Zombie Homes: The Problem That Just Won?t Die
January 8, 2018
The issue of so-called “zombie homes” is a problem for any major city. “Zombie homes” is a colorful name for an old problem, and one that continues to be widespread as the nation gains more distance from the housing crisis and the Great Recession. Zombie homes are created when the foreclosure process begins, the homeowner moves out, but then the foreclosure is canceled for one reason or another, leaving the home unoccupied—and often falling into disrepair. The issue—and misunderstandings surrounded it—is highlighted in a new story about how Portland, Oregon, is tackling the problem.
The Portland Tribune reported recently that Portland Mayor Ted Wheeler has reversed a policy put in place by his predecessor that was designed to crack down on zombie homes, threatening foreclosure on the properties in order either to force landlords to attend to the homes’ upkeep or get them into different hands. However, while former Mayor Charlie Hales pushed the Portland City Council to crack down on zombie properties, Wheeler considers the problem less of a priority.
Wheeler told the Tribune, “The obstacles for government to take away someone’s property are formidable. It’s a very expensive, multi-year process. I’m not sure that’s the best use of our resources.”
Of course, the problem with typical zombie properties is that there isn’t anyone in the house to be forced out. With the properties trapped in something like limbo, it’s hard to find a good solution for any of the parties involved, from the bank or mortgage company left holding the property, to the city governments tasked with fighting urban blight. As evidenced in Portland, even when one party comes up with a plan to address the issue, that plan can crumble in the wake of budget cuts or political change.
Would Hales’ plan have worked in the longer term? According to the Tribune, Portland only used the threat of foreclosure to force landlords to take care of their derelict properties in 10 cases during the previous 18 months. Of those 10 properties, the Tribune reports that “Landlords for eight of them paid off the liens before the auctions were set. The ninth was paid off just before the auction. The 10th was paid off after it failed to sell at the first auction but before the second auction was held.”
With Wheeler reversing course on Hales’ policy, the city is now effectively back where it was before that policy was put in place … and the city’s zombie homes still remain.

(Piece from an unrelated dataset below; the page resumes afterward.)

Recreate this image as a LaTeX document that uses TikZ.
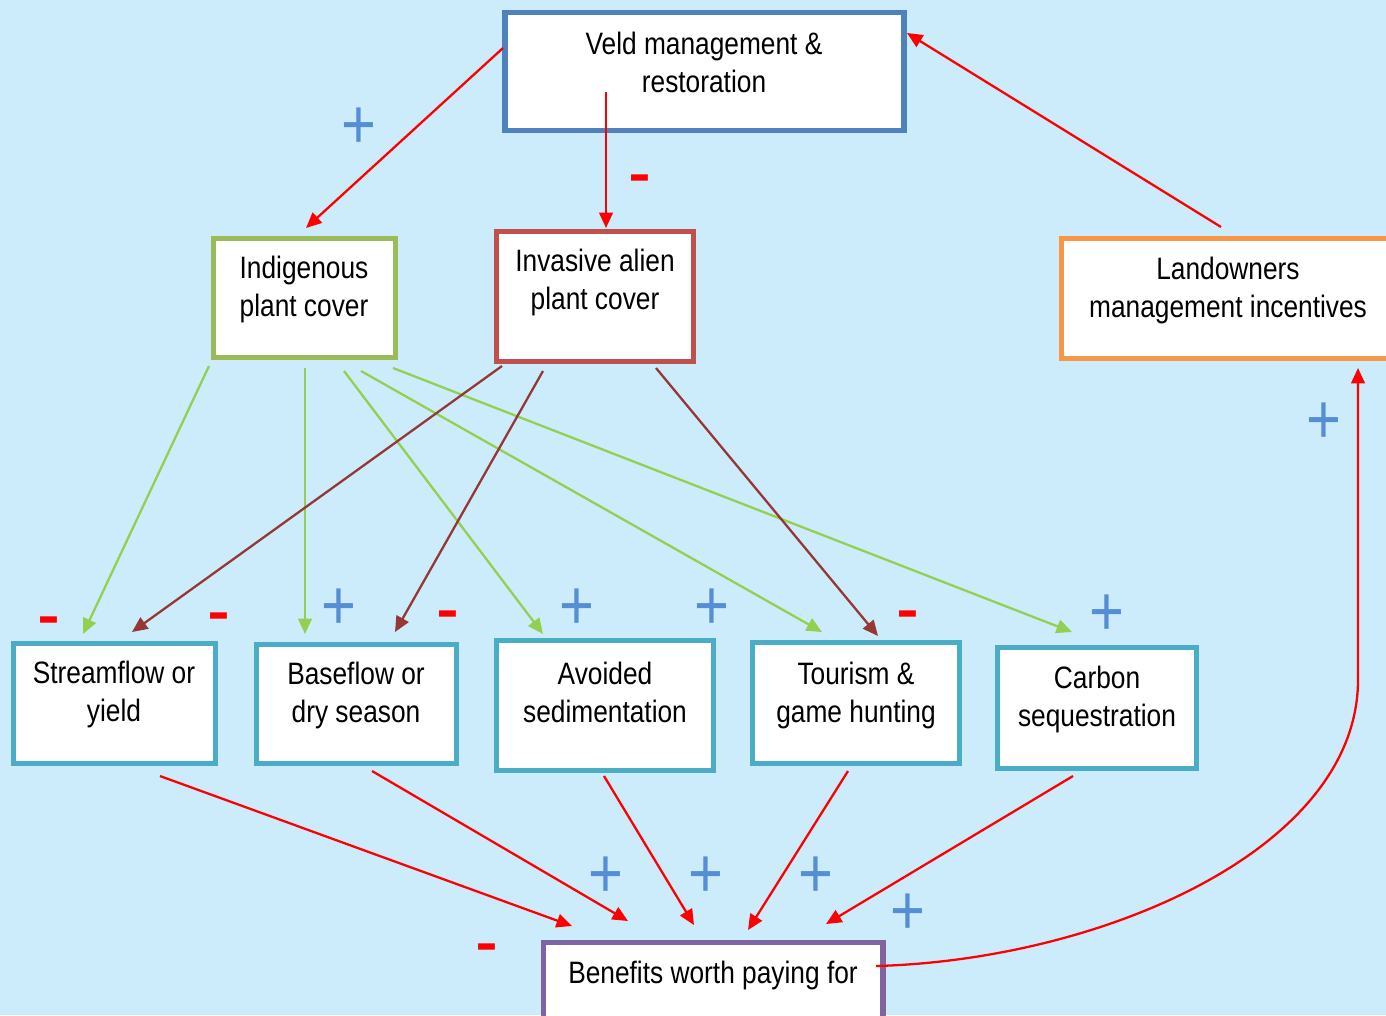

Several American cities have been trying to fast-track foreclosures in recent years as a means of combating blight and zombie properties. Fast-track foreclosure laws are already on the books in Ohio and Maryland, with states such as Illinois, Pennsylvania, and New York possibly following suit. Some municipalities are also trying to combat the individual symptoms of blight, such as in the case of Ohio’s banning of the use of plywood on vacant properties. In November 2016, Fannie Mae announced it would allow mortgage servicers to use clearboarding on vacant homes in pre-foreclosure, striking another blow against one of the tell-tale visual signs of zombie homes and urban blight.
In part three of a three-part series earlier this year, Robert Klein, Founder and Chairman of Safeguard Properties and SecureView, told DS News, “It’s all about keeping people in their homes as long as possible, but, once abandoned, a house becomes a liability. Fast-tracking enables the mortgage servicer to get possession of the property before it deteriorates. This directly leads to on-time conveyance and faster rehab and sale.”
Fast-tracking foreclosures—or even threatening to do so—can be one effective way to combat the zombie home plague, but evidenced by Portland’s problems, it isn’t always a politically popular approach.